Bleibt ein ominöser Hinweisgeber, der sich Mitte November beim BKA meldete und von mehreren Plänen für Anschläge in Deutschland berichtete, die in Pakistan vorbereitet würden - darunter angeblich ein geplantes Attentat eines Killerkommandos, das den Bundestag stürmen wolle. Berichte darüber hatten Ende November für große Aufregung gesorgt, zwischenzeitlich wurde die Kuppel des Reichtags für Besucher komplett geschlossen.

Bei dem Mann soll es sich um einen ausstiegswilligen Dschihadisten handeln. Wie am Dienstag aus Sicherheitskreisen zu erfahren war, seien die Behörden weiter mit ihm in Kontakt geblieben, Ende Dezember sei dieser aber abgerissen.

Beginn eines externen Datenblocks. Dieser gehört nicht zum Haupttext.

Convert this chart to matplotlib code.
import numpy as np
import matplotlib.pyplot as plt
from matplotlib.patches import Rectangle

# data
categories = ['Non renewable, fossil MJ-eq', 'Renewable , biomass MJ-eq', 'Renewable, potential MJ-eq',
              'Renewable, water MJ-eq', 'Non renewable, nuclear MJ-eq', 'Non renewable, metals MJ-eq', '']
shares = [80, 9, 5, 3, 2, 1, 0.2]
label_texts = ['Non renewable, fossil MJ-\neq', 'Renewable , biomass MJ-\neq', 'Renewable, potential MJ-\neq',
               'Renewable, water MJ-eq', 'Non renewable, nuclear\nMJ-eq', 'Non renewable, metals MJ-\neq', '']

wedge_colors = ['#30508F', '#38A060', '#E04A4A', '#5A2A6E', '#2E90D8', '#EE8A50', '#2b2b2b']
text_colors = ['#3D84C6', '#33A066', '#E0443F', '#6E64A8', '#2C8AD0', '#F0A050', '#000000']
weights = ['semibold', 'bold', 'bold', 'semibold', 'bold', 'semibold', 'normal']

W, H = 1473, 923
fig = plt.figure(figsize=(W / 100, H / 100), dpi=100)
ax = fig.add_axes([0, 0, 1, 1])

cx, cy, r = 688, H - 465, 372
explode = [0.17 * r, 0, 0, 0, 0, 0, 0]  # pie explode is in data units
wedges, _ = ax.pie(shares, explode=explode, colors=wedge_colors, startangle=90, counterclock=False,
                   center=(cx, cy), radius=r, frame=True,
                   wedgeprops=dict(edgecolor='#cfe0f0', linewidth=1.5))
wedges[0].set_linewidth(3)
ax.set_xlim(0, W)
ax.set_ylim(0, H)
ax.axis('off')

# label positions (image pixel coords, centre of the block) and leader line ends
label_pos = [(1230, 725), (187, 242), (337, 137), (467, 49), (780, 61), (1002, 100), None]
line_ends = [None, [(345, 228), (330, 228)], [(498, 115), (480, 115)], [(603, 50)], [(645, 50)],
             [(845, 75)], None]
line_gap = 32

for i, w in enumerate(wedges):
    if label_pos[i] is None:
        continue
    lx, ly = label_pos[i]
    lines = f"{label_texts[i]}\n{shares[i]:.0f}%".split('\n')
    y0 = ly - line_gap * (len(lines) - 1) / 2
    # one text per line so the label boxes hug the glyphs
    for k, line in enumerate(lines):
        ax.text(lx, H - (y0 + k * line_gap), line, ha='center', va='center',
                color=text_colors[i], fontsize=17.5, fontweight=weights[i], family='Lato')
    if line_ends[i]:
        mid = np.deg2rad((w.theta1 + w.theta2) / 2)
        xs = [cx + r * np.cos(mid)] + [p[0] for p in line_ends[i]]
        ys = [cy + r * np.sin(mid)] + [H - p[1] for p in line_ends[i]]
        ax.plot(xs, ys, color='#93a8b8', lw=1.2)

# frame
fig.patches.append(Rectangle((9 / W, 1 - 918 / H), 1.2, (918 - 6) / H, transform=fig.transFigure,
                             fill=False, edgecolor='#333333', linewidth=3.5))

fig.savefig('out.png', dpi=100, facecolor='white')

In Zusammenhang mit dem Hinweisgeber wurden vergangene Woche Wohnungen von Familienangehörigen und Bekannten im Raum Wuppertal durchsucht und Festplatten beschlagnahmt, die Auswertung dauere an.

Man gehe davon aus, dass der Mann tatsächlich Zugang zu Leuten habe, die Anschläge planen könnten, hieß es. Seine Aussagen hätten sich aber nicht weiter konkretisieren lassen und seien zum Teil widersprüchlich gewesen. Wo genau er nun ist, sei unklar.

Auch ein weiterer Hinweis auf einen möglichen Anschlag eines pakistanischen Staatsangehörigen um Neujahr herum verdichteten sich nicht.

Alles in allem kommen die Sicherheitsbehörden nun zum Ergebnis, dass die Terrorwarnung um eine Stufe zurückgeschraubt werden kann. Die Gefährdung durch den internationalen Terrorismus gilt nun in Deutschland wieder als „abstrakt“.

Man könne es verantworten, die „öffentlich wahrnehmbare polizeiliche Präsenz zurückzufahren“, sagte de Maizière am Dienstag in Berlin.

Von den Journalisten musste er sich allerdings prompt die Frage gefallen lassen, ob er nicht doch überreagiert habe, als er im November schwerbewaffnete Polizisten an die Bahnhöfe schickte.

Nein, antwortete der, es habe damals eine besondere Häufung von ernstzunehmenden Hinweisen gegeben. Dazu seien die Paketbomben aus dem Jemen gekommen, von denen eine in Köln-Bonn umgeladen wurde.

Er halte seine Entscheidung deshalb „auch im Nachhinein für richtig“, sagte de Maizière. Er könne nicht sagen, ob die Maßnahmen einen Anschlag verhindert hätten. „Eine gute Wirkung hatten sie allemal."